**Exercise description**:
Copy nothing but the part that opens with the line containing "What seaborn and" and closes with the line containing "from matplotlib.patches import Patch". Do not include pictures.

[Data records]
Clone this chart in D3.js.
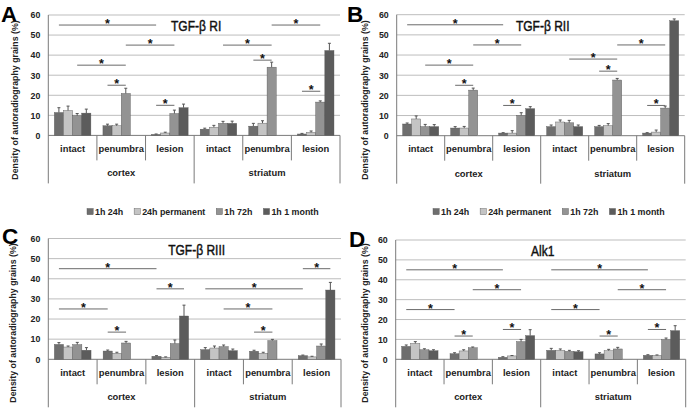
<!DOCTYPE html>
<html><head><meta charset="utf-8">
<script src="https://cdn.jsdelivr.net/npm/d3@7"></script>
<style>
body{margin:0;background:#fff;}
svg{display:block;}
text{font-family:"Liberation Sans",Arial,sans-serif;font-weight:bold;fill:#222;}
</style></head>
<body>
<svg id="chart" width="689" height="411"></svg>
<script>
// ---- data ----
const groups = ["intact","penumbra","lesion","intact","penumbra","lesion"];
const regions = ["cortex","striatum"];
const series = ["1h 24h","24h permanent","1h 72h","1h 1 month"];
const yTicks = [0,10,20,30,40,50,60];
const titles = ["TGF-β RI","TGF-β RII","TGF-β RIII","Alk1"];
const letters = ["A","B","C","D"];

const A_vals = [[11.4,12.4,9.8,11.1],[4.8,4.8,20.9,null],[0.5,1.2,10.9,13.8],[3.1,4.1,6.0,6.0],[4.6,6.1,34.0,null],[0.7,1.5,16.6,42.3]];
const A_err  = [[2.4,2.2,1.1,2.0],[0.8,0.8,2.6,null],[0.2,0.4,1.7,1.8],[0.5,0.9,1.0,1.1],[1.4,1.2,2.5,null],[0.3,0.7,0.6,3.6]];
const B_vals = [[5.8,8.3,4.5,4.5],[3.8,3.8,22.6,null],[1.3,1.3,10.1,13.4],[4.5,6.8,6.4,4.5],[4.5,5.0,27.6,null],[1.3,1.8,13.7,57.0]];
const B_err  = [[0.5,1.5,1.1,1.0],[0.7,0.8,1.0,null],[0.2,1.2,1.3,1.0],[0.8,1.0,1.2,0.8],[0.6,1.0,0.8,null],[0.2,1.0,1.0,0.9]];
const C_vals = [[7.4,6.1,7.3,4.5],[4.1,3.0,8.1,null],[1.5,1.0,7.8,21.5],[4.8,5.6,6.3,4.3],[4.0,3.0,9.3,null],[1.8,1.2,6.6,34.4]];
const C_err  = [[0.9,0.5,1.1,1.3],[0.5,0.5,0.8,null],[0.3,0.2,1.8,5.4],[1.0,1.0,0.8,0.8],[0.5,0.5,0.6,null],[0.3,0.3,1.0,3.8]];
const D_vals = [[6.5,8.0,4.8,4.3],[2.8,4.2,5.8,null],[1.0,1.7,8.9,11.9],[4.5,4.5,4.0,3.8],[2.7,4.3,5.2,null],[2.0,2.0,9.9,14.4]];
const D_err  = [[0.7,0.9,0.5,0.5],[0.5,0.6,0.4,null],[0.3,0.2,1.1,3.0],[1.0,0.7,0.5,0.5],[0.6,0.7,0.8,null],[0.3,0.2,0.8,2.5]];

// significance brackets: [group1, series1, group2, series2, level]
const A_sig = [[0,0,2,0,55],[1,2,2,2,45],[0,2,1,2,35],[1,0,1,2,25],[2,0,2,2,15],[3,2,4,2,45],[4,0,4,2,37.5],[4,2,5,2,55],[5,0,5,2,22]];
const B_sig = [[0,0,2,0,55],[1,2,2,2,45],[0,2,1,2,35],[1,0,1,2,25],[2,0,2,2,15],[3,2,4,2,38],[4,0,4,2,32],[4,2,5,2,45],[5,0,5,2,15]];
const C_sig = [[0,0,2,0,45],[2,0,2,3,35],[0,0,1,0,25],[1,0,1,2,13.5],[3,0,5,0,35],[3,2,4,2,25],[4,0,4,2,13.5],[5,0,5,3,45]];
const D_sig = [[0,0,2,0,45],[1,2,2,2,35],[0,0,1,0,25],[2,0,2,2,15],[1,0,1,2,11.7],[3,0,5,0,45],[4,2,5,2,35],[3,0,4,0,25],[5,0,5,2,15],[4,0,4,2,11.7]];

// ---- layout / style ----
const colors = ["#6e6e6e","#c4c4c4","#939393","#5c5c5c"];
const layout = [
  {x0:48.3, x1:340,   yTop:15,    yBot:135.4, lx:1,   ly:21.7,  ytx:14.5, yty:100},
  {x0:396.7,x1:684.7, yTop:14.7,  yBot:135.7, lx:347, ly:21.5,  ytx:365,  yty:100},
  {x0:48.3, x1:341,   yTop:238.5, yBot:359.3, lx:2,   ly:243.5, ytx:13,   yty:323},
  {x0:395.7,x1:685.7, yTop:240,   yBot:359.3, lx:349, ly:246.7, ytx:365,  yty:323}
];
const panelData = [
  {vals:A_vals, errs:A_err, sig:A_sig},
  {vals:B_vals, errs:B_err, sig:B_sig},
  {vals:C_vals, errs:C_err, sig:C_sig},
  {vals:D_vals, errs:D_err, sig:D_sig}
];

const svg = d3.select("#chart");

panelData.forEach((pd, pi) => {
  const L = layout[pi];
  const g = svg.append("g");
  const y = d3.scaleLinear().domain([0,60]).range([L.yBot, L.yTop]);
  const gx = d3.scaleBand().domain(d3.range(groups.length)).range([L.x0, L.x1]).padding(0);
  const gw = gx.bandwidth();
  const sx = d3.scaleBand().domain(d3.range(series.length)).range([gw*0.124, gw*0.876]).padding(0);

  // gridlines
  g.append("g").selectAll("line").data(yTicks.filter(t=>t>0)).join("line")
    .attr("x1", L.x0).attr("x2", L.x1)
    .attr("y1", d=>y(d)).attr("y2", d=>y(d))
    .attr("stroke", "#bdbdbd").attr("stroke-width", 1);

  // y axis
  const yAxis = d3.axisLeft(y).tickValues(yTicks).tickSize(0).tickPadding(8);
  const ya = g.append("g").attr("transform", `translate(${L.x0},0)`).call(yAxis);
  ya.select(".domain").remove();
  ya.selectAll("text").attr("font-size", 8.8).attr("fill","#222")
    .style("font-weight","bold").style("font-family","'Liberation Sans',Arial,sans-serif");
  g.append("line").attr("x1",L.x0).attr("x2",L.x0).attr("y1",L.yTop).attr("y2",L.yBot+48)
    .attr("stroke","#7a7a7a").attr("stroke-width",1);
  g.append("line").attr("x1",L.x0).attr("x2",L.x1).attr("y1",L.yBot).attr("y2",L.yBot)
    .attr("stroke","#7a7a7a").attr("stroke-width",1);

  // category separators
  d3.range(1, groups.length+1).forEach(i => {
    const xx = i < groups.length ? gx(i) : L.x1;
    const long = (i % 3 === 0);
    g.append("line").attr("x1",xx).attr("x2",xx).attr("y1",L.yBot).attr("y2",L.yBot + (long?48:25))
      .attr("stroke","#7a7a7a").attr("stroke-width",1);
  });
  // category labels
  g.append("g").selectAll("text").data(groups).join("text")
    .attr("x",(d,i)=>gx(i)+gw/2).attr("y",L.yBot+16.5)
    .attr("text-anchor","middle").attr("font-size",9.4).text(d=>d);
  // region labels
  const rx = d3.scaleBand().domain(regions).range([L.x0,L.x1]);
  g.append("g").selectAll("text").data(regions).join("text")
    .attr("x",d=>rx(d)+rx.bandwidth()/2).attr("y",L.yBot+41)
    .attr("text-anchor","middle").attr("font-size",9.4).text(d=>d);

  // bars
  const flat = [];
  pd.vals.forEach((row, gi) => row.forEach((v, si) => {
    if (v !== null) flat.push({gi, si, v, e: pd.errs[gi][si]});
  }));
  g.append("g").selectAll("rect").data(flat).join("rect")
    .attr("x", d=>gx(d.gi)+sx(d.si)).attr("width", sx.bandwidth())
    .attr("y", d=>y(d.v)).attr("height", d=>y(0)-y(d.v))
    .attr("fill", d=>colors[d.si]).attr("stroke","#555").attr("stroke-width",0.4);
  // error bars
  const eb = g.append("g").attr("stroke","#555").attr("stroke-width",1);
  flat.forEach(d => {
    const cx = gx(d.gi)+sx(d.si)+sx.bandwidth()/2;
    eb.append("line").attr("x1",cx).attr("x2",cx).attr("y1",y(d.v)).attr("y2",y(d.v+d.e));
    eb.append("line").attr("x1",cx-1.5).attr("x2",cx+1.5).attr("y1",y(d.v+d.e)).attr("y2",y(d.v+d.e));
  });

  // significance brackets
  const sg = g.append("g");
  pd.sig.forEach(s => {
    const xa = gx(s[0])+sx(s[1])+sx.bandwidth()/2;
    const xb = gx(s[2])+sx(s[3])+sx.bandwidth()/2;
    const yy = y(s[4]);
    sg.append("line").attr("x1",xa).attr("x2",xb).attr("y1",yy).attr("y2",yy)
      .attr("stroke","#6a6a6a").attr("stroke-width",1);
    sg.append("text").attr("x",(xa+xb)/2).attr("y",yy+3).attr("text-anchor","middle")
      .attr("font-size",12.5).style("fill","#111").text("*");
  });

  // title (condensed look)
  const tx = (L.x0+L.x1)/2+2, ty = L.yTop+16;
  g.append("text").attr("transform",`translate(${tx},${ty}) scale(0.8,1)`)
    .attr("text-anchor","middle").attr("font-size",15)
    .style("font-weight","normal").style("fill","#111")
    .style("stroke","#111").style("stroke-width",0.45).text(titles[pi]);

  // panel letter
  g.append("text").attr("x",L.lx).attr("y",L.ly).attr("font-size",22.5).style("fill","#000")
    .text(letters[pi]);

  // y title
  g.append("text").attr("transform",`translate(${L.ytx+3},${L.yty}) rotate(-90)`)
    .attr("text-anchor","middle").attr("font-size",8.8).text("Density of autoradiography grains (%)");
});

// legends
[{x:87,y:212},{x:433,y:212}].forEach(pos => {
  const lg = svg.append("g").attr("transform",`translate(${pos.x},${pos.y})`);
  let cx = 0;
  series.forEach((s,i) => {
    lg.append("rect").attr("x",cx).attr("y",-3.5).attr("width",6.2).attr("height",6.2)
      .attr("fill",colors[i]).attr("stroke","#555").attr("stroke-width",0.4);
    const t = lg.append("text").attr("x",cx+8).attr("y",3).attr("font-size",8.9).text(s);
    cx += 8 + t.node().getComputedTextLength() + 11;
  });
});
</script>
</body></html>
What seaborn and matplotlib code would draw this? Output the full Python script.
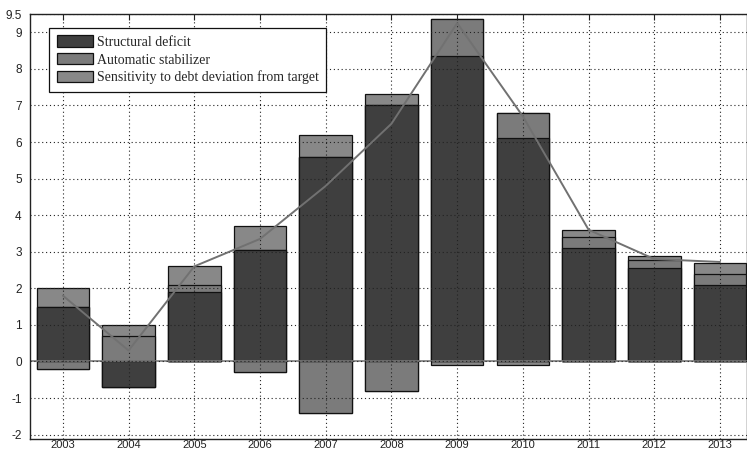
import numpy as np
import pandas as pd
import matplotlib
matplotlib.use("Agg")
import matplotlib.pyplot as plt
import seaborn as sns
from matplotlib.patches import Patch

years = ["2003", "2004", "2005", "2006", "2007", "2008", "2009", "2010", "2011", "2012", "2013"]
structural = [1.5, -0.7, 1.9, 3.05, 5.6, 7.0, 8.35, 6.1, 3.1, 2.55, 2.1]
automatic = [-0.2, 0.7, 0.2, -0.3, -1.4, -0.8, 1.0, 0.7, 0.3, 0.22, 0.3]
sensitivity = [0.5, 0.3, 0.5, 0.65, 0.6, 0.3, -0.1, -0.1, 0.2, 0.1, 0.3]
total = [1.8, 0.3, 2.6, 3.35, 4.8, 6.5, 9.25, 6.7, 3.6, 2.8, 2.72]

labels = ["Structural deficit", "Automatic stabilizer", "Sensitivity to debt deviation from target"]
colors = ["#3f3f3f", "#7b7b7b", "#888888"]

sns.set_style("white")
plt.rcParams["font.family"] = ["Liberation Sans", "DejaVu Sans"]

fig = plt.figure(figsize=(7.47, 4.51), dpi=100)
ax = fig.add_axes([30 / 747, 12 / 451, 717 / 747, 425 / 451])

s = np.array(structural)
a = np.array(automatic)
t = np.array(sensitivity)
comps = [s, a, t]
pos = [np.clip(c, 0, None) for c in comps]
neg = [np.clip(c, None, 0) for c in comps]
pos_cum = np.cumsum(pos, axis=0)
neg_cum = np.cumsum(neg, axis=0)

# draw cumulative layers from outermost to innermost
for cum in (pos_cum, neg_cum):
    for i in (2, 1, 0):
        df = pd.DataFrame({"year": years, "v": cum[i]})
        sns.barplot(data=df, x="year", y="v", color=colors[i], saturation=1,
                    width=0.8, edgecolor="#111111", linewidth=0.9, ax=ax, zorder=2)

ax.axhline(0, color="#7a7a7a", lw=1.2, zorder=2.5)

dfl = pd.DataFrame({"x": np.arange(len(years)), "total": total})
sns.lineplot(data=dfl, x="x", y="total", color="#717171", lw=1.4, ax=ax, zorder=4)

ax.set_xlim(-0.5, 10.41)
ax.set_ylim(-2.12, 9.5)
ax.set_xticks(range(len(years)))
ax.set_xticklabels(years)
ax.set_yticks([-2, -1, 0, 1, 2, 3, 4, 5, 6, 7, 8, 9, 9.5])
ax.set_yticklabels(["-2", "-1", "0", "1", "2", "3", "4", "5", "6", "7", "8", "9", "9.5"])
ax.set_xlabel("")
ax.set_ylabel("")

ax.set_axisbelow(False)
ax.grid(True, which="major", linestyle=(0, (1, 2.5)), color="#222222", lw=0.8, zorder=3)
ax.tick_params(direction="in", top=True, right=False, length=4, width=0.8,
               labelsize=8.5, colors="#222222")
ax.tick_params(axis="y", pad=6)
ax.tick_params(axis="x", pad=1, labelsize=8)
for sp in ax.spines.values():
    sp.set_color("#222222")
    sp.set_linewidth(1.0)
    sp.set_zorder(5)

handles = [Patch(facecolor=c, edgecolor="#111111", linewidth=0.9) for c in colors]
leg = ax.legend(handles, labels, loc="upper left", bbox_to_anchor=(0.027, 0.968),
                prop={"family": "Liberation Serif", "size": 10},
                frameon=True, fancybox=False, edgecolor="#111111", framealpha=1,
                handlelength=2.6, handleheight=0.9, labelspacing=0.3,
                borderpad=0.55, handletextpad=0.25, borderaxespad=0)
leg.get_frame().set_linewidth(0.9)
leg.set_zorder(10)

fig.savefig("out.png", dpi=100)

**Output of the exercise**:
What seaborn and matplotlib code would draw this? Output the full Python script.
import numpy as np
import pandas as pd
import matplotlib
matplotlib.use("Agg")
import matplotlib.pyplot as plt
import seaborn as sns
from matplotlib.patches import Patch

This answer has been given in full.